After the Met Gala a few days ago, Lena Dunham conducted an interview with close friend Amy Schumer in which they discussed Odell Beckham Jr.'s behavior towards her as they shared the same table. She basically made it sound like he examined her, determined her to be below his standards of a typical "beautiful woman", and then went back to tweeting. Her exact words to Schumer were: “I was sitting next to Odell Beckham Jr., and it was so amazing because it was like he looked at me and he determined I was not the shape of a woman by his standards. He was like, ‘That's a marshmallow.
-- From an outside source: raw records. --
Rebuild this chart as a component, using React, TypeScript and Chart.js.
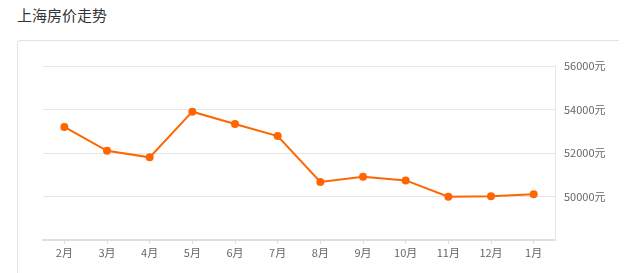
import React, { useEffect, useRef } from "react";
import { Chart, registerables } from "chart.js";

Chart.register(...registerables);

const title = "上海房价走势";
const months = ["2月", "3月", "4月", "5月", "6月", "7月", "8月", "9月", "10月", "11月", "12月", "1月"];
const prices = [53200, 52100, 51800, 53900, 53330, 52780, 50670, 50910, 50740, 49990, 50010, 50100];
const yMin = 48000;
const yMax = 56000;
const yStep = 2000;
const unit = "元";

export default function App() {
  const ref = useRef<HTMLCanvasElement>(null);
  useEffect(() => {
    const chart = new Chart(ref.current!, {
      type: "line",
      data: {
        labels: months,
        datasets: [
          {
            data: prices,
            borderColor: "#ff6600",
            backgroundColor: "#ff6600",
            borderWidth: 2,
            pointRadius: 4,
            pointBackgroundColor: "#ff6600",
            pointBorderWidth: 0,
            tension: 0,
          },
        ],
      },
      options: {
        animation: false,
        responsive: false,
        maintainAspectRatio: false,
        layout: { padding: { left: 43, top: 66, right: 0, bottom: 0 } },
        plugins: { legend: { display: false }, tooltip: { enabled: false } },
        scales: {
          x: {
            offset: true,
            grid: { drawOnChartArea: false, drawTicks: true, tickLength: 4, color: "#dddddd" },
            border: { color: "#e0e0e0", width: 2 },
            ticks: {
              color: "#666666",
              padding: 2,
              maxRotation: 0,
              autoSkip: false,
              font: { family: "'Noto Sans CJK SC', sans-serif", size: 11 },
            },
            afterFit: (s: any) => {
              s.height = 33;
            },
          },
          y: {
            position: "right",
            min: yMin,
            max: yMax,
            grid: { color: "#e6e6e6", drawTicks: false },
            border: { color: "#e6e6e6", width: 1 },
            ticks: {
              stepSize: yStep,
              padding: 9,
              color: "#666666",
              font: { family: "'Noto Sans CJK SC', sans-serif", size: 11 },
              callback: (v: any) => (v === yMin ? "" : v + unit),
            },
            afterFit: (s: any) => {
              s.width = 71;
            },
          },
        },
      },
    });
    return () => chart.destroy();
  }, []);
  return (
    <div style={{ position: "absolute", left: 0, top: 0, width: 626, height: 273, overflow: "hidden", background: "#fff" }}>
      <div
        style={{
          position: "absolute",
          left: 17,
          top: 5,
          fontFamily: "'Noto Sans CJK SC', sans-serif",
          fontSize: 15,
          lineHeight: "20px",
          color: "#333",
        }}
      >
        {title}
      </div>
      <div
        style={{
          position: "absolute",
          left: 17,
          top: 40,
          width: 601,
          height: 400,
          borderTop: "1px solid #e3e3e3",
          borderLeft: "1px solid #e3e3e3",
          borderTopLeftRadius: 4,
        }}
      />
      <canvas ref={ref} width={626} height={273} style={{ position: "absolute", left: 0, top: 0 }} />
    </div>
  );
}
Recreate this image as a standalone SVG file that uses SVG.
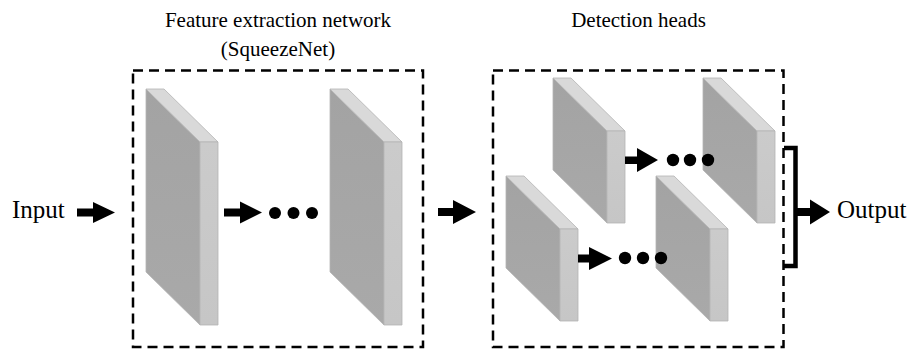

That's a child. That's a dog.’ It wasn't mean — he just seemed confused.” She went on to say, “The vibe was very much like, ‘Do I want to f--- it? Is it wearing a … yep, it's wearing a tuxedo. I'm going to go back to my cell phone. It was like we were forced to be together, and he literally was scrolling Instagram rather than have to look at a woman in a bow tie. I was like, ‘This should be called the Metropolitan Museum of Getting Rejected by Athletes.’”
This caused an extreme amount of backlash, from people accusing Dunham of being a racist, to everyone calling her out as being "arrogant" and demanding of sexual attention that she otherwise would have found fault with and claimed to be sexist. As an avid viewer of Girls and someone who used to find Lena Dunham truly honest and funny, this seemed excessive, and entirely weird and wrong. The hypocrisy in her feminism is apparent here, as she paints Beckham as an asshole for not sexualizing her and choosing to go on Instagram instead. In reality, her supposed feminism would encourage him to not objectify any woman, so her own hurt feelings at being ignored are ill-placed and offensive to Beckham if anyone. He didn't owe her anything, and her feminism suggests he shouldn't be chalking women up to whether or not he wants to sleep with them, which is exactly what so offended her.
In all truthfulness, Dunham was just trying to be tongue in cheek and self-deprecating, which she actually clarified on her Twitter: “My story about him was clearly (to me) about my own insecurities as an average-bodied woman at a table of supermodels & athletes. It's not an assumption about who he is or an expectation of sexual attention. It's my sense of humor, which has kept me alive for 30 years.” Yet, the way she chose her words clearly made it sound like an attack on Beckham versus a pithy knock on her own insecurities, as she herself admits she was self-conscious and surrounded by "models and athletes" that only added to her insecurities. Honestly, Dunham loves having things to complain about, men to paint as sexist cretins, and feminism that takes many hypocritical forms when she wants it to suit her day or mood. Beckham didn't do anything wrong, and Dunham needs to decide what is attention versus sexualization, and whether or not she wants it.